The former Newfoundland-based Pentecostal pastor, who also holds a master's degree in counselling, decided to organize a domestic-violence workshop where addictions issues would be a featured component. He says the majority of the detachment's domestic-violence calls can be traced to substance abuse.
We want to get out in front of the problem and offer some information or resources to the community to find some way to help," he says. "
And more importantly, I did not want to go in there and just hand out pamphlets."
Another important element was to reach out to community groups — such as Aurora House, a women's shelter, and the Cree Nation Tribal Health Centre Inc. — to participate in and help deliver sessions.
Confronting the problem
The inaugural workshop was held in April and 72 people attended the full-day event. It opened with a prayer and a smudging ceremony. Information sessions were then separately held for women and men, and focused on addictions and physical, emotional and sexual abuse.
Participants also discussed ways to establish and maintain positive relationships with service providers, police and other community members.
Peter Constant, a certified Indigenous addiction's specialist with the Cree Nation Tribal Health Centre, says the stigma attached to domestic violence often causes those who experience its effects to suffer in silence.
The workshop was needed to bring more awareness about the impacts and the prevalence of domestic violence in our communities," says Constant "
Sharing personal experiences gave the participants a real understanding of how domestic violence has impacted the lives of the people who shared their personal struggles."

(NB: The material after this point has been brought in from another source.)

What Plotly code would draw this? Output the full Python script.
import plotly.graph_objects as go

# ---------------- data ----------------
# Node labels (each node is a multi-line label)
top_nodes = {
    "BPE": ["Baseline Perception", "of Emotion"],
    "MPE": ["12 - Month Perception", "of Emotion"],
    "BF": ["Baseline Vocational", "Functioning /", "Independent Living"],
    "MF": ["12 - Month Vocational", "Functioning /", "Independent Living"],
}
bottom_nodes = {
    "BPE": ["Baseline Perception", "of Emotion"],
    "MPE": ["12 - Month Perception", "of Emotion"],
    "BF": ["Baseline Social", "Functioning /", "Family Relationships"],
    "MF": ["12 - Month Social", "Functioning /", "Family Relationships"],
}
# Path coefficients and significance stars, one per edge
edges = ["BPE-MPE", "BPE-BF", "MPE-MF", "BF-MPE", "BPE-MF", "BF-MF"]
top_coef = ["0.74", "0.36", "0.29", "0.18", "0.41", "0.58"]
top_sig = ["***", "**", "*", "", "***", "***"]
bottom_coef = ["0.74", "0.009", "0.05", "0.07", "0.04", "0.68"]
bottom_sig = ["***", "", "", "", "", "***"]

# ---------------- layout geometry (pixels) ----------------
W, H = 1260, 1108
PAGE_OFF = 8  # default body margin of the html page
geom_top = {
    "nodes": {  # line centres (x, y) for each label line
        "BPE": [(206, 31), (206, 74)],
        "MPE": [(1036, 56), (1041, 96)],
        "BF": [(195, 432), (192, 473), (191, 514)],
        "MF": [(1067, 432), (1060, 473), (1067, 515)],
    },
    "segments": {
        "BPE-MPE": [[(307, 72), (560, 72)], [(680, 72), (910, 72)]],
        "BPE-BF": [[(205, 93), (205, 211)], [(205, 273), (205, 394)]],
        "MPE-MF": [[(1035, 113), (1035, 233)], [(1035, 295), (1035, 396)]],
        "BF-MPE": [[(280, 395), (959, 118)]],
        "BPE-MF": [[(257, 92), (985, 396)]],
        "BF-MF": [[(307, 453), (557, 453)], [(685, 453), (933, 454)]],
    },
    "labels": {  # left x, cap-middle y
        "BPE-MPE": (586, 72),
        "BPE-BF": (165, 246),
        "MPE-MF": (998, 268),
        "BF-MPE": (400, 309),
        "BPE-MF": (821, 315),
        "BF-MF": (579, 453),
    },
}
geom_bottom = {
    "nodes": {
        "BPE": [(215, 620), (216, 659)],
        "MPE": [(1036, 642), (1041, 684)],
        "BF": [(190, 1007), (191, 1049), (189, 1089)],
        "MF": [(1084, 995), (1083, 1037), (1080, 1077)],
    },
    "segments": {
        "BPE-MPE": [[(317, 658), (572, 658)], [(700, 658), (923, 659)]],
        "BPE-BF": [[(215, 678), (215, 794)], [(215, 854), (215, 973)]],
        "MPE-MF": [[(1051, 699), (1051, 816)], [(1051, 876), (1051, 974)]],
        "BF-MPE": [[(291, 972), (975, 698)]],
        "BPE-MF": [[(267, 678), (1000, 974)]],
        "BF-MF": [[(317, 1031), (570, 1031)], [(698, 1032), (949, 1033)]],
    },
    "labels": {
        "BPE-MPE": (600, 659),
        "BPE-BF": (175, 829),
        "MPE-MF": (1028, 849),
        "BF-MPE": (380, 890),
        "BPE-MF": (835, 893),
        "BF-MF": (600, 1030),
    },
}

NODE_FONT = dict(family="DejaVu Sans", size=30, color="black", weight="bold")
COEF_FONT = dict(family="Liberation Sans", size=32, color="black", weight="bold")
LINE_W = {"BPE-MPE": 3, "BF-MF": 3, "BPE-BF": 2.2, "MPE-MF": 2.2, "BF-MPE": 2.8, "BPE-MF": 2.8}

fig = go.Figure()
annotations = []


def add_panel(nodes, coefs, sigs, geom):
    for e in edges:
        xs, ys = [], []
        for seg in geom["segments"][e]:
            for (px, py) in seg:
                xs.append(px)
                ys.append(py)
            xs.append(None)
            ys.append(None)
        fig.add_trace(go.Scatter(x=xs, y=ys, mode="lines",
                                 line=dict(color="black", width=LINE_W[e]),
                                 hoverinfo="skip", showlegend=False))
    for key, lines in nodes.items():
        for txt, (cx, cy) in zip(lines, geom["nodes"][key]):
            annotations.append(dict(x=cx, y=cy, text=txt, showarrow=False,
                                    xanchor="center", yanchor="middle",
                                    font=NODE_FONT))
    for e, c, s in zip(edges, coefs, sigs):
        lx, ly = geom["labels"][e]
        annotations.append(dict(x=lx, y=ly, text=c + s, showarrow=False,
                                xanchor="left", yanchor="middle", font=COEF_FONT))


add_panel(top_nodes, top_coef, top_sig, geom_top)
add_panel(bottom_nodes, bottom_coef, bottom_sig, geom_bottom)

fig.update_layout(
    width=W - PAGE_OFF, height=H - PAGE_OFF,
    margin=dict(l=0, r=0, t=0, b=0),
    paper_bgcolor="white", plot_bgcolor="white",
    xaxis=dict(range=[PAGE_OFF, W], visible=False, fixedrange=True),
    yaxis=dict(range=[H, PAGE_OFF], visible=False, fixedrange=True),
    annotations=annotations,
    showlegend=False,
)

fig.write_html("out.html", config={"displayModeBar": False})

During one session, Harnum spoke to participants about coping skills, such as knowing when to walk away from difficult situations and how to de-escalate confrontations.

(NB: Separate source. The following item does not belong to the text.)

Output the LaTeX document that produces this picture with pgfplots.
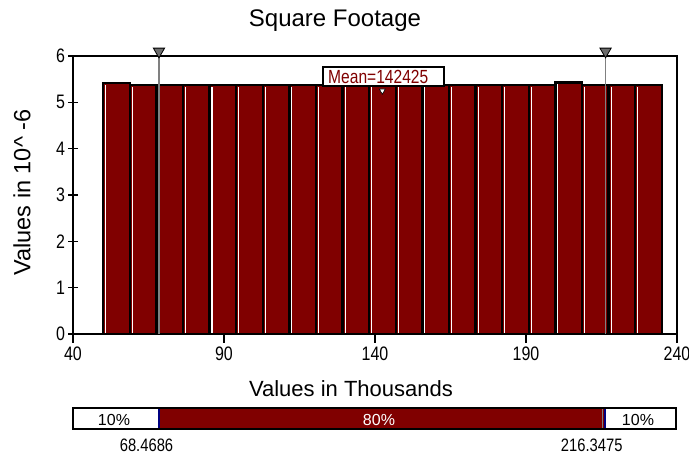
\documentclass[border=0pt]{standalone}
\usepackage{pgfplots}
\pgfplotsset{compat=1.18}
\usepackage{pgfplotstable}
\usepackage{fontspec}
\setmainfont{Liberation Sans}
\newfontfamily\cond[FakeStretch=0.82]{Liberation Sans}
\definecolor{barred}{HTML}{800000}
\definecolor{pgray}{HTML}{808080}
\definecolor{navy}{HTML}{000080}

\pgfplotstableread{
x y
50.0000 5.42
58.8095 5.37
67.6190 5.37
76.4286 5.37
85.2381 5.37
94.0476 5.37
102.8571 5.37
111.6667 5.37
120.4762 5.37
129.2857 5.37
138.0952 5.37
146.9048 5.37
155.7143 5.37
164.5238 5.37
173.3333 5.37
182.1429 5.37
190.9524 5.37
199.7619 5.43
208.5714 5.37
217.3810 5.37
226.1905 5.37
235.0000 5.37
}\bins

\begin{document}
\begin{tikzpicture}
\useasboundingbox (0pt,0pt) rectangle (689pt,-457pt);

\begin{axis}[
  at={(73pt,-334pt)}, anchor=south west,
  scale only axis, width=604pt, height=278pt,
  xmin=40, xmax=240, ymin=0, ymax=6,
  xtick={40,90,140,190,240}, ytick={0,1,2,3,4,5,6},
  xtick pos=bottom, ytick pos=left,
  xtick align=outside, ytick align=center,
  major tick length=9pt,
  axis line style={line width=1.6pt},
  every tick/.style={black, line width=1.3pt},
  tick label style={font=\cond\fontsize{19.5}{21}\selectfont},
  /pgf/number format/assume math mode=true,
  clip=false,
]
\addplot[ybar interval, fill=barred, draw=black, line width=2.4pt] table {\bins};
\addplot[ycomb, white, line width=1.1pt, mark=none, skip coords between index={21}{22}]
  table[x expr=\thisrow{x}+0.8, y expr=\thisrow{y}-0.045] {\bins};
\addplot[black, line width=1.7pt, mark=none] coordinates {(40,0) (40,6) (240,6) (240,0) (40,0)};
\addplot[pgray, line width=1.6pt] coordinates {(68.4686,0) (68.4686,6.05)};
\addplot[pgray, line width=1.6pt] coordinates {(216.3475,0) (216.3475,6.05)};
\addplot[only marks, mark=triangle*, mark size=6.5pt,
  mark options={rotate=180, fill=gray!85!black, draw=black, line width=0.8pt}]
  coordinates {(68.4686,6.1) (216.3475,6.1)};
\addplot[only marks, mark=triangle*, mark size=3.5pt,
  mark options={rotate=180, fill=white, draw=black, line width=0.6pt}]
  coordinates {(142.425,5.25)};
\end{axis}

\node[draw=black, line width=1.5pt, fill=white, minimum width=121pt, minimum height=19pt, inner sep=0pt] at (383.5pt,-76.5pt) {};
\node[anchor=base west, inner sep=0pt, text=barred, font=\cond\fontsize{19}{21}\selectfont] at (328pt,-84pt) {Mean=142425};

\begin{axis}[
  at={(73pt,-429pt)}, anchor=south west,
  scale only axis, width=603pt, height=21pt,
  xmin=40, xmax=240, ymin=0, ymax=1,
  xtick=\empty, ytick=\empty,
  axis line style={line width=1.6pt},
  clip=false,
]
\addplot[ybar interval, fill=barred, draw=none] coordinates {(68.4686,1) (216.3475,1)};
\addplot[navy, line width=1.4pt] coordinates {(68.4686,0) (68.4686,1)};
\addplot[pgray, line width=1pt] coordinates {(215.7,0) (215.7,1)};
\addplot[navy, line width=1.4pt] coordinates {(216.5,0) (216.5,1)};
\addplot[black, line width=1.6pt, mark=none] coordinates {(40,0) (40,1) (240,1) (240,0) (40,0)};
\end{axis}

\node[anchor=base, font=\fontsize{24}{28}\selectfont] at (335pt,-26.5pt) {Square Footage};
\node[anchor=base, font=\fontsize{22}{26}\selectfont] at (351pt,-396.5pt) {Values in Thousands};
\node[anchor=base, rotate=90, font=\fontsize{23.5}{26}\selectfont] at (30.5pt,-192.5pt) {Values in 10\textasciicircum\ -6};

\node[anchor=base, inner sep=0pt, font=\fontsize{16}{18}\selectfont] at (114pt,-425.5pt) {10\%};
\node[anchor=base, inner sep=0pt, text=white, font=\fontsize{16}{18}\selectfont] at (379pt,-425.5pt) {80\%};
\node[anchor=base, inner sep=0pt, font=\fontsize{16}{18}\selectfont] at (638pt,-425.5pt) {10\%};
\node[anchor=base, inner sep=0pt, font=\cond\fontsize{18}{20}\selectfont] at (146.5pt,-451pt) {68.4686};
\node[anchor=base, inner sep=0pt, font=\cond\fontsize{18}{20}\selectfont] at (591.7pt,-451pt) {216.3475};
\end{tikzpicture}
\end{document}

The Moose Lake workshop was an ideal format," says Dawna Pritchard, executive director of Aurora House, whose organization sent three employees to the workshop. "

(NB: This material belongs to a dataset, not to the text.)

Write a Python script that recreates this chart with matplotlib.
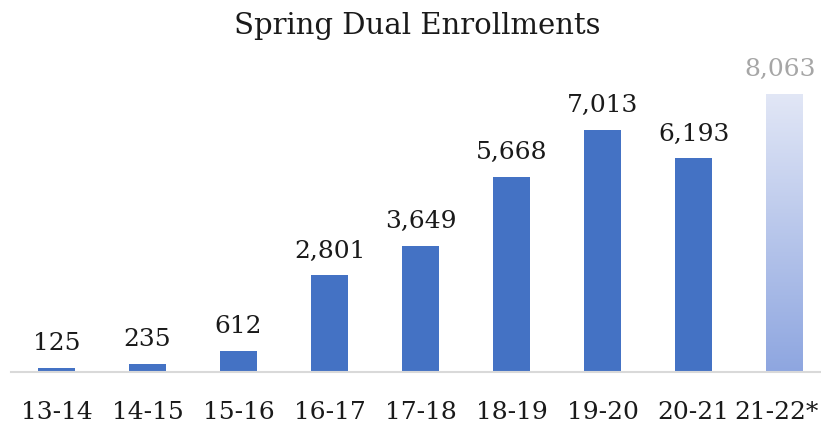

It was community-led and local resources were used, which demonstrated a collaborative partnership between law enforcement and support services."
Harnum describes one couple who would frequently call the RCMP to come and settle arguments and violent confrontations because of one partner's drinking.
The constable says the couple participated in the workshop and, although the drinking continues, there is a glimmer of hope it may improve the pair's relationship.
In the weeks following the sessions, Harnum says he started to get calls from the pair as they tried to work through their issues.
They've realized that they can't be arguing and fighting like this all the time. So their situation turns into a simple phone call where we chat, rather than me responding to a call for service. To me that's a win," says Harnum, who adds that he hopes to hold three to four workshops annually.
Pritchard adds it's also about making connections with the community.
Every opportunity to connect in person helps build relationships — so even if they attended the workshop's sessions, but they're not a victim, the participant would feel more comfortable about referring a friend or family member to us," says Pritchard, adding her praise for the organizer.
Cst. Harnum's work made a huge leap in re-establising a positive and constructive relationship between community members, support agencies and police services," she says.